Just as important as that is the fact that in the United States, we currently have a government that is, in
contrast to our "allies" in Europe, not interested in appeasing an ideology of hate. Perhaps that is because
this time, the enemy didn't wait to attack America until after the process of trying to eliminate the Jews had
begun. This time, Pearl Harbor preceded Kristallnacht.
The result is an America led by a a president who seems to be willing to take on not only the terrorists and
those who aid them, but also the ideology that props up their war against Israel and the United States.
That's why Bush's speech earlier this month directly challenging the Arab world to embrace democracy was
so important. The administration appears to understand, as should we, that the path to winning the war
against terror lies not in altering America's policies, but in the Muslim and Arab world transforming itself and
adopting the values of democracy.
We have no way of knowing how successful this effort will be, or whether or not Washington will ultimately
falter in its resolve. But let us not misunderstand either the danger or the necessity to support such
What we in the United States call the "war on terror" is inseparable from the war on Jews and Israel that is
simultaneously being waged around the world.
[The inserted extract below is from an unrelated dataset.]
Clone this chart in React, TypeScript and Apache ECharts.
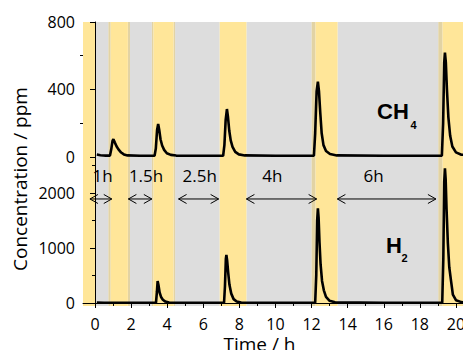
import React, { useEffect, useRef } from "react";
import * as echarts from "echarts";

// ---- axis settings ----
const xMin = -0.665;
const xMax = 21;
const xTicks = [0, 2, 4, 6, 8, 10, 12, 14, 16, 18, 20];
const xMinorTicks = [1, 3, 5, 7, 9, 11, 13, 15, 17, 19];
const ch4Ticks = [0, 400, 800];
const ch4MinorTicks = [200, 600];
const h2Ticks = [0, 1000, 2000];
const h2MinorTicks = [500, 1500, 2500];

// ---- series data [time h, ppm] ----
const ch4Data = [
  [0.1, 14], [0.3, 10], [0.6, 8], [0.83, 8], [0.9, 45], [0.97, 95], [1.02, 105], [1.1, 85],
  [1.2, 62], [1.3, 45], [1.45, 26], [1.6, 15], [1.8, 9], [2.5, 7], [3.3, 7], [3.37, 50],
  [3.44, 160], [3.5, 196], [3.56, 160], [3.63, 105], [3.72, 68], [3.83, 42], [3.98, 22],
  [4.2, 12], [4.5, 8], [5.5, 7], [7.1, 7], [7.17, 70], [7.24, 220], [7.31, 284], [7.37, 235],
  [7.44, 155], [7.52, 98], [7.62, 60], [7.77, 30], [7.97, 15], [8.3, 9], [10, 7], [12.13, 7],
  [12.2, 140], [12.28, 390], [12.35, 446], [12.41, 390], [12.48, 265], [12.56, 140],
  [12.66, 70], [12.8, 35], [13.02, 17], [13.4, 9], [16, 7], [19.22, 7], [19.29, 200],
  [19.35, 560], [19.39, 618], [19.44, 560], [19.5, 400], [19.58, 235], [19.68, 125],
  [19.8, 62], [20.0, 27], [20.3, 13], [21, 9],
];
const h2Data = [
  [0.1, 10], [0.5, 5], [1.5, 5], [3.38, 5], [3.43, 200], [3.47, 400], [3.52, 320], [3.58, 190],
  [3.66, 110], [3.76, 60], [3.9, 25], [4.1, 8], [5.5, 5], [7.15, 5], [7.2, 300], [7.25, 800],
  [7.28, 873], [7.32, 780], [7.38, 550], [7.45, 330], [7.55, 170], [7.68, 70], [7.85, 25],
  [8.1, 8], [10, 5], [12.2, 5], [12.26, 500], [12.31, 1500], [12.35, 1721], [12.39, 1550],
  [12.44, 1100], [12.5, 700], [12.58, 400], [12.68, 230], [12.8, 110], [13.0, 40], [13.3, 12],
  [16, 5], [19.24, 5], [19.3, 800], [19.35, 2200], [19.39, 2450], [19.43, 2250], [19.48, 1700],
  [19.55, 1100], [19.63, 650], [19.72, 420], [19.83, 150], [20.0, 50], [20.3, 15], [21, 8],
];

// ---- background bands (time ranges) ----
const grayBands = [[0, 0.74], [1.94, 3.15], [4.44, 6.91], [8.39, 12.0], [13.44, 19.02]];
const tanBands = [[0.74, 0.87], [1.82, 1.94], [3.15, 3.24], [4.35, 4.44], [12.0, 12.22], [19.02, 19.26]];
const yellowBands = [[-0.665, 0], [0.87, 1.82], [3.24, 4.35], [6.91, 8.39], [12.22, 13.44], [19.26, 21]];

// ---- arrows between heating periods ----
const arrowSpans = [[-0.28, 0.93], [1.85, 3.15], [4.63, 6.85], [8.39, 12.28], [13.43, 18.89]];
const arrowLabels = ["1h", "1.5h", "2.5h", "4h", "6h"];
const arrowLabelX = [0.42, 2.83, 5.8, 9.83, 15.44];
const arrowY = 1891;
const arrowLabelY = 2309;

const GRAY = "#dddddd";
const TAN = "#e2d3a4";
const YELLOW = "#ffe699";
const FONT = "'Open Sans', 'Noto Sans', sans-serif";

function bandAreas() {
  const mk = (bands: number[][], color: string) =>
    bands.map(([a, b]) => [{ xAxis: a, itemStyle: { color } }, { xAxis: b }]);
  return [...mk(grayBands, GRAY), ...mk(tanBands, TAN), ...mk(yellowBands, YELLOW)];
}

export default function App() {
  const ref = useRef<HTMLDivElement>(null);
  useEffect(() => {
    if (!ref.current) return;
    const chart = echarts.init(ref.current, null, { renderer: "svg" });
    const axisLine = { show: true, lineStyle: { color: "#000", width: 1 } };
    const labelStyle = { color: "#000", fontSize: 16, fontFamily: FONT, formatter: (v: number) => String(v) };
    const option: any = {
      animation: false,
      backgroundColor: "#fff",
      grid: [
        { left: 83, top: 22, width: 391, height: 141, outerBoundsMode: "none" },
        { left: 83, top: 163, width: 391, height: 143, outerBoundsMode: "none" },
      ],
      xAxis: [
        { type: "value", gridIndex: 0, min: xMin, max: xMax, show: false, splitLine: { show: false } },
        {
          type: "value", gridIndex: 1, min: xMin, max: xMax, position: "bottom", z: 5,
          axisLine, splitLine: { show: false },
          axisTick: { show: true, length: 5, customValues: xTicks, lineStyle: { color: "#000" } },
          axisLabel: { ...labelStyle, margin: 10, customValues: xTicks },
        },
        {
          type: "value", gridIndex: 1, min: xMin, max: xMax, position: "bottom", z: 5,
          axisLine: { show: false }, splitLine: { show: false }, axisLabel: { show: false },
          axisTick: { show: true, length: 3, customValues: xMinorTicks, lineStyle: { color: "#000" } },
        },
      ],
      yAxis: [
        {
          type: "value", gridIndex: 0, min: -36, max: 800, position: "left", z: 5,
          axisLine, splitLine: { show: false },
          axisTick: { show: true, length: 5, customValues: ch4Ticks, lineStyle: { color: "#000" } },
          axisLabel: { ...labelStyle, margin: 8, customValues: ch4Ticks },
        },
        {
          type: "value", gridIndex: 0, min: -36, max: 800, position: "left", z: 5,
          axisLine: { show: false }, splitLine: { show: false }, axisLabel: { show: false },
          axisTick: { show: true, length: 3, customValues: ch4MinorTicks, lineStyle: { color: "#000" } },
        },
        {
          type: "value", gridIndex: 1, min: -55, max: 2545, position: "left", z: 5,
          axisLine, splitLine: { show: false },
          axisTick: { show: true, length: 5, customValues: h2Ticks, lineStyle: { color: "#000" } },
          axisLabel: { ...labelStyle, margin: 8, customValues: h2Ticks },
        },
        {
          type: "value", gridIndex: 1, min: -55, max: 2545, position: "left", z: 5,
          axisLine: { show: false }, splitLine: { show: false }, axisLabel: { show: false },
          axisTick: { show: true, length: 3, customValues: h2MinorTicks, lineStyle: { color: "#000" } },
        },
      ],
      series: [
        {
          type: "line", xAxisIndex: 0, yAxisIndex: 0, data: [], z: 1, silent: true,
          markArea: { silent: true, label: { show: false }, data: bandAreas() },
        },
        {
          type: "line", xAxisIndex: 1, yAxisIndex: 2, data: [], z: 1, silent: true,
          markArea: { silent: true, label: { show: false }, data: bandAreas() },
        },
        {
          name: "CH4", type: "line", xAxisIndex: 0, yAxisIndex: 0, data: ch4Data, z: 3,
          showSymbol: false, symbol: "none", lineStyle: { color: "#000", width: 2.6 },
          itemStyle: { color: "#000" }, clip: true,
        },
        {
          name: "H2", type: "line", xAxisIndex: 1, yAxisIndex: 2, data: h2Data, z: 3,
          showSymbol: false, symbol: "none", lineStyle: { color: "#000", width: 2.6 },
          itemStyle: { color: "#000" }, clip: true,
        },
        {
          type: "custom", xAxisIndex: 1, yAxisIndex: 2, z: 4, silent: true,
          data: arrowSpans.map((s, i) => [s[0], s[1], arrowY, arrowLabelX[i], arrowLabelY]),
          encode: { x: [0, 1, 3], y: [2, 4] },
          renderItem: (params: any, api: any) => {
            const a = api.coord([api.value(0), api.value(2)]);
            const b = api.coord([api.value(1), api.value(2)]);
            const t = api.coord([api.value(3), api.value(4)]);
            const y = a[1];
            const st = { stroke: "#000", lineWidth: 1, fill: "none" };
            return {
              type: "group",
              children: [
                { type: "line", shape: { x1: a[0], y1: y, x2: b[0], y2: y }, style: st },
                { type: "polyline", shape: { points: [[a[0] + 8, y - 4.5], [a[0], y], [a[0] + 8, y + 4.5]] }, style: st },
                { type: "polyline", shape: { points: [[b[0] - 8, y - 4.5], [b[0], y], [b[0] - 8, y + 4.5]] }, style: st },
                {
                  type: "text", x: t[0], y: t[1],
                  style: {
                    text: arrowLabels[params.dataIndex], fill: "#000", fontSize: 17,
                    fontFamily: FONT, align: "center", verticalAlign: "middle",
                  },
                },
              ],
            };
          },
        },
      ],
      graphic: [
        {
          type: "text", x: 19.6, y: 179, rotation: Math.PI / 2,
          style: { text: "Concentration / ppm", fill: "#000", fontSize: 19, fontFamily: FONT, align: "center", verticalAlign: "middle" },
        },
        {
          type: "text", x: 259.5, y: 344,
          style: { text: "Time / h", fill: "#000", fontSize: 19, lineHeight: 18, fontFamily: FONT, align: "center", verticalAlign: "middle" },
        },
        {
          type: "text", x: 377, y: 111.5, z: 10,
          style: { text: "CH", fill: "#000", fontSize: 22, fontWeight: "bold", fontFamily: "'Liberation Sans', Arial, sans-serif", align: "left", verticalAlign: "middle" },
        },
        {
          type: "text", x: 410.5, y: 124.7, z: 10,
          style: { text: "4", fill: "#000", fontSize: 11, fontWeight: "bold", fontFamily: "'Liberation Sans', Arial, sans-serif", align: "left", verticalAlign: "middle" },
        },
        {
          type: "text", x: 386, y: 245, z: 10,
          style: { text: "H", fill: "#000", fontSize: 22, fontWeight: "bold", fontFamily: "'Liberation Sans', Arial, sans-serif", align: "left", verticalAlign: "middle" },
        },
        {
          type: "text", x: 401.5, y: 257.5, z: 10,
          style: { text: "2", fill: "#000", fontSize: 11, fontWeight: "bold", fontFamily: "'Liberation Sans', Arial, sans-serif", align: "left", verticalAlign: "middle" },
        },
      ],
    };
    chart.setOption(option);
    return () => chart.dispose();
  }, []);
  return (
    <div style={{ position: "fixed", left: 0, top: 0, width: 463, height: 350, overflow: "hidden", background: "#fff" }}>
      <div ref={ref} style={{ width: 480, height: 350 }} />
    </div>
  );
}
You don't have to agree with everything U.S. President George W. Bush or Israeli Prime Minister Ariel Sharon
stand for to understand that the war on terror that they are both waging is essential to our survival. The forces
responsible for the terror of 9/11, the attacks in Turkey, in Paris and, yes, on the streets of Jerusalem, are, for
all intents and purposes, one and the same. And if a lack of resolution on the part of America ever leads to
new triumphs for the forces of terrorism, then all our lives will truly be in jeopardy.